> Gzip only provides a compression ratio of a little over 1000: If I want a file that expands to 100 GB, I’ve got to serve a 100 MB asset. Worse, when I tried it, the bots just shrugged it off, with some even coming back for more.
I thought a gzip bomb was crafted to explicitly be virtually unlimited in the "payload" size?
The problem with gzip bombs in the web context in general is that they operate on the naive assumption that the client will decompress the payload entirely. This is very rarely the case, and you kinda have to go out of your way to make that happen[1], and it really only makes sense if you're looking at some binary format that can't be truncated like you can with HTML.
Instead most if not all clients will use some form of streaming decompression, with a termination criterion, and to the extent stuff is decompressed in full, very rarely will anything be decompressed in full and held in memory, as that would nuke your crawler the first time you ran into a website mirroring linux ISOs.
If the payload expands to something too large then it is easy to detect and ignore. Serve up thousands of 10kb or 100kb files that expand to 10s of MB with random garbage inside...possibly the same text but slightly modified. That will waste the time and CPU cycles and provide no value to them. Maybe also add a message you want to amplify so AI bots train on it.
The problem is that believable content doesn't compress well.

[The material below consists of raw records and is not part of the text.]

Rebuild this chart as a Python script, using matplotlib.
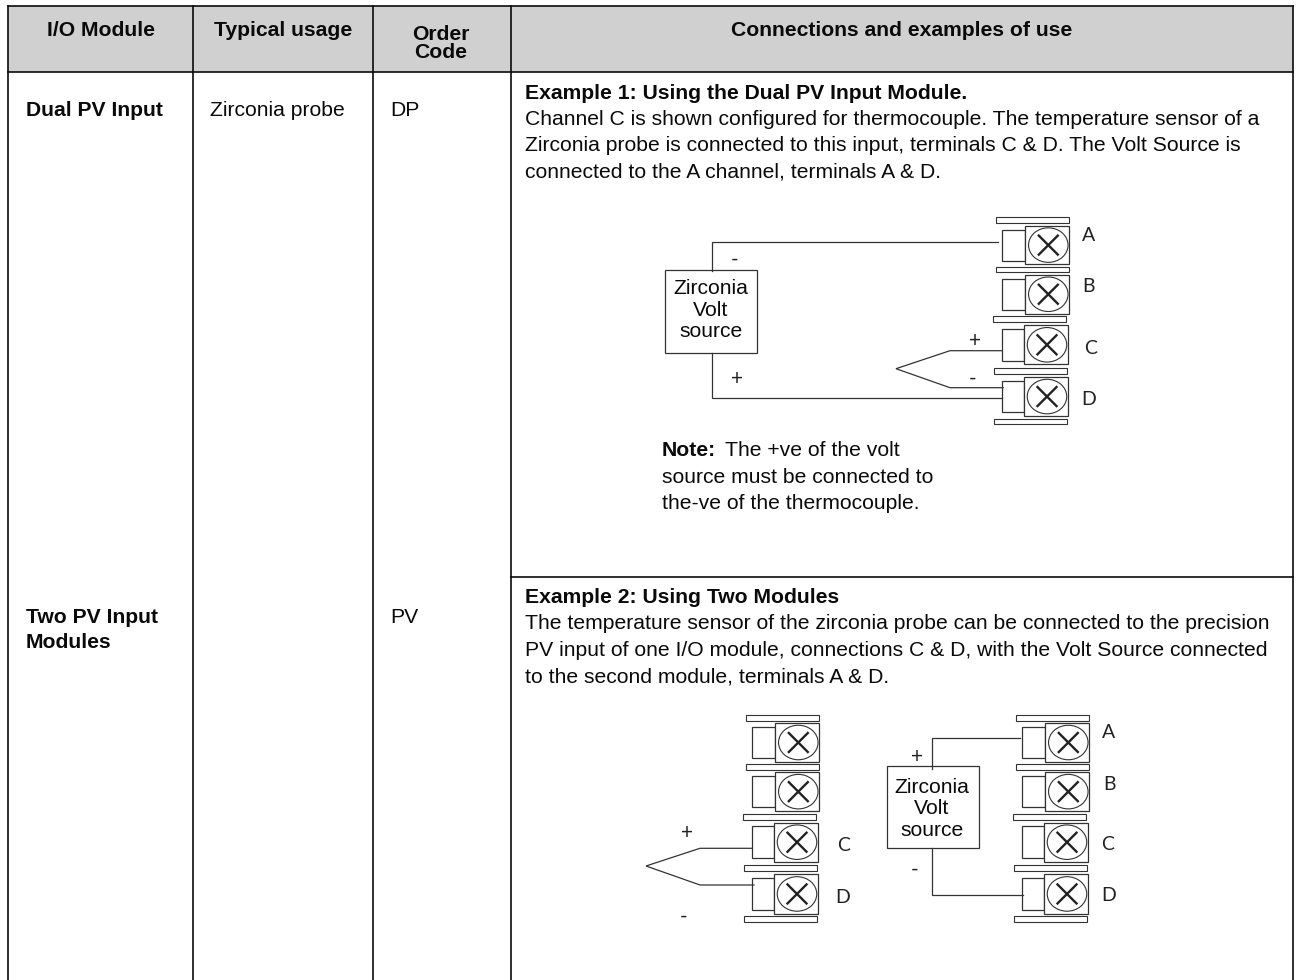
import matplotlib
matplotlib.use("Agg")
import matplotlib.pyplot as plt
from matplotlib.patches import Rectangle, Ellipse

plt.rcParams['font.family'] = ['Liberation Sans', 'DejaVu Sans']

W, H = 1298, 980
LINE = '#0a0a0a'
WIRE = '#333333'
TEXT = '#0a0a0a'
BODY_SIZE = 15.25

# --- table text --- #
col_lines = [8, 193, 373, 511, 1293]
header_labels = [("I/O Module", 100.8, 36), ("Typical usage", 283, 36),
                 ("Order", 441, 39.5), ("Code", 441, 58.5),
                 ("Connections and examples of use", 902, 36)]
module_labels = [("Dual PV Input", 25.5, 116.5), ("Two PV Input", 25.5, 622.7), ("Modules", 25.5, 648.3)]
usage_labels = [("Zirconia probe", 210, 116.5)]
code_labels = [("DP", 390, 116.5), ("PV", 390, 622.7)]

example1_head = "Example 1: Using the Dual PV Input Module."
example1_lines = ["Channel C is shown configured for thermocouple. The temperature sensor of a",
                  "Zirconia probe is connected to this input, terminals C & D. The Volt Source is",
                  "connected to the A channel, terminals A & D."]
note_lines = ["source must be connected to", "the-ve of the thermocouple."]
example2_head = "Example 2: Using Two Modules"
example2_lines = ["The temperature sensor of the zirconia probe can be connected to the precision",
                  "PV input of one I/O module, connections C & D, with the Volt Source connected",
                  "to the second module, terminals A & D."]

# --- terminal stack (base = lower diagram, left one) --- #
bars = [(746.3, 714.7), (746.3, 764.0), (742.7, 813.7), (744.3, 865.3), (744.3, 916.0)]
blocks = [(775.3, 723.3, 38.4), (775.3, 772.3, 38.7), (774.0, 822.7, 39.0), (774.0, 874.3, 39.3)]
stack_shift = [(0, 0), (250, -497.4), (270, 0)]

# --- wires --- #
wires = [[(998.3, 241.7), (712, 241.7), (712, 271)],
         [(712, 352.7), (712, 398), (1002, 398)],
         [(1002, 350.7), (950, 350.7), (896, 368.7), (950, 387.7), (1003.3, 387.7)],
         [(752.3, 848.3), (700, 848.3), (646, 866), (700, 885), (754, 885)],
         [(1020, 738.3), (932, 738.3), (932, 769.3)],
         [(932, 848.3), (932, 895), (1022.7, 895)]]
volt_boxes = [(665.3, 270, 92, 82.7), (886.7, 766, 92, 82.3)]
volt_text = [(711, 288.7, 310.7, 331.7), (931.7, 787.3, 808.3, 830)]
signs = [("-", 734.3, 260), ("+", 737, 379.3), ("+", 974.7, 340.7), ("-", 973, 379),
         ("+", 686.7, 833.3), ("-", 684, 916.7), ("+", 917.3, 757.3), ("-", 914.3, 870)]
term_labels = [("A", 1088.7, 235), ("B", 1088, 286.7), ("C", 1090.7, 348.3), ("D", 1089, 399),
               ("C", 843.3, 845), ("D", 842.3, 897.7),
               ("A", 1109, 732.3), ("B", 1109.3, 784), ("C", 1107.7, 844.3), ("D", 1108.3, 895)]


def draw_stack(ax, dx, dy):
    for bx, by in bars:
        ax.add_patch(Rectangle((bx + dx, by + dy), 73, 5.8, fc='white', ec=WIRE, lw=0.8))
    for x, y, h in blocks:
        ax.add_patch(Rectangle((752.3 + dx, y + dy + 3.7), x - 752.3, h - 7.4, fc='white', ec=WIRE, lw=0.9))
        ax.add_patch(Rectangle((x + dx, y + dy), 43.5, h, fc='white', ec=WIRE, lw=0.9))
        cx, cy = x + dx + 23, y + dy + h / 2
        ax.add_patch(Ellipse((cx, cy), 39.5, 34.5, fc='white', ec=WIRE, lw=0.8))
        ax.plot([cx - 9.5, cx + 9.5], [cy - 9.5, cy + 9.5], color='#222222', lw=1.7)
        ax.plot([cx - 9.5, cx + 9.5], [cy + 9.5, cy - 9.5], color='#222222', lw=1.7)


fig = plt.figure(figsize=(W / 100, H / 100), dpi=100)
ax = fig.add_axes([0, 0, 1, 1])
ax.set_xlim(0, W)
ax.set_ylim(H, 0)
ax.axis('off')

# table frame
ax.add_patch(Rectangle((8, 6), 1285, 66, fc='#d0d0d0', ec='none'))
for x in col_lines:
    ax.plot([x, x], [6, 980], color=LINE, lw=1.2)
ax.plot([8, 1293], [6, 6], color=LINE, lw=1.2)
ax.plot([8, 1293], [72, 72], color=LINE, lw=1.2)
ax.plot([511, 1293], [577, 577], color=LINE, lw=1.2)

for label, x, y in header_labels:
    ax.text(x, y, label, ha='center', fontsize=BODY_SIZE, fontweight='bold', color=TEXT)
for label, x, y in module_labels:
    ax.text(x, y, label, fontsize=BODY_SIZE, fontweight='bold', color=TEXT)
for label, x, y in usage_labels + code_labels:
    ax.text(x, y, label, fontsize=BODY_SIZE, color=TEXT)

ax.text(525, 99, example1_head, fontsize=BODY_SIZE, fontweight='bold', color=TEXT)
for i, line in enumerate(example1_lines):
    ax.text(525, 125 + i * 26, line, fontsize=BODY_SIZE, color=TEXT)
ax.text(662, 456, "Note:", fontsize=BODY_SIZE, fontweight='bold', color=TEXT)
ax.text(725, 456, "The +ve of the volt", fontsize=BODY_SIZE, color=TEXT)
for i, line in enumerate(note_lines):
    ax.text(662, 482.7 + i * 26.6, line, fontsize=BODY_SIZE, color=TEXT)
ax.text(525, 602.7, example2_head, fontsize=BODY_SIZE, fontweight='bold', color=TEXT)
for i, line in enumerate(example2_lines):
    ax.text(525, 629.3 + i * 26.7, line, fontsize=BODY_SIZE, color=TEXT)

# diagrams
for dx, dy in stack_shift:
    draw_stack(ax, dx, dy)
for pts in wires:
    ax.plot([p[0] for p in pts], [p[1] for p in pts], color=WIRE, lw=0.9, solid_joinstyle='miter')
for x, y, w, h in volt_boxes:
    ax.add_patch(Rectangle((x, y), w, h, fc='white', ec=WIRE, lw=0.9))
for cx, y1, y2, y3 in volt_text:
    for label, y in zip(["Zirconia", "Volt", "source"], [y1, y2, y3]):
        ax.text(cx, y, label, ha='center', va='center', fontsize=BODY_SIZE, color=TEXT)
for label, x, y in signs:
    ax.text(x, y, label, ha='center', va='center', fontsize=15, color='#222222', family='Lato')
for label, x, y in term_labels:
    ax.text(x, y, label, ha='center', va='center', fontsize=14, color='#222222', family='Lato')

fig.savefig('out.png', dpi=100)
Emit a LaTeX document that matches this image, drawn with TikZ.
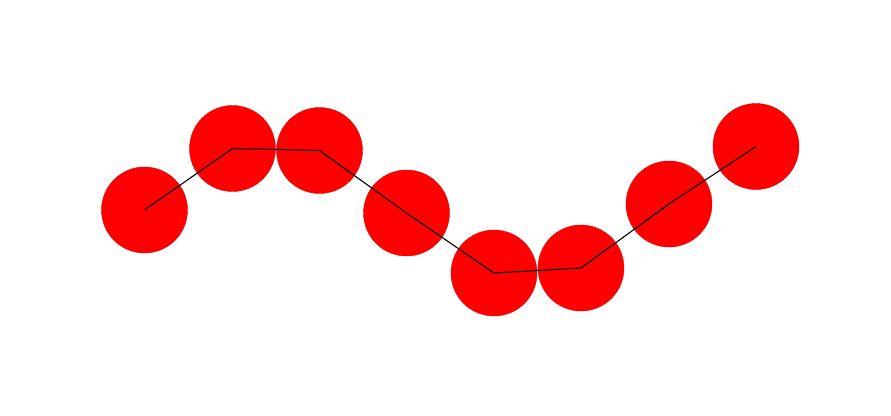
\documentclass[tikz,border=0pt]{standalone}
\begin{document}
\begin{tikzpicture}[x=1pt,y=-1pt,
  ball/.style={circle,fill=red,draw=red!90!black,line width=0.4pt,minimum size=86pt,inner sep=0pt},
  chain/.style={draw=black,line width=1.1pt}]
\useasboundingbox[fill=white] (0,0) rectangle (891,415);
\node[ball] (c1) at (144.5,210) {};
\node[ball] (c2) at (232.5,148.5) {};
\node[ball] (c3) at (319.5,150.5) {};
\node[ball] (c4) at (406.5,213) {};
\node[ball] (c5) at (494,273) {};
\node[ball] (c6) at (581,268) {};
\node[ball] (c7) at (669,204) {};
\node[ball] (c8) at (756,146.5) {};
\draw[chain] (c1.center) -- (c2.center) -- (c3.center) -- (c4.center) -- (c5.center) -- (c6.center) -- (c7.center) -- (c8.center);
\end{tikzpicture}
\end{document}
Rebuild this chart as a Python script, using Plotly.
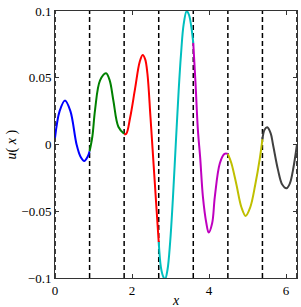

You aren't going to get anywhere close to that 1:1000 compression ratio unless it's just a single word/character repeated thousands of times.
It's a choice between sending them some big files that will be filtered out long before they can do any real damage or sending them nonsense text that might actually make it's way into their training data.
> Gzip only provides a compression ratio of a little over 1000: If I want a file that expands to 100 GB, I’ve got to serve a 100 MB asset. Worse, when I tried it, the bots just shrugged it off, with some even coming back for more.
I thought a gzip bomb was crafted to explicitly be virtually unlimited in the "payload" size?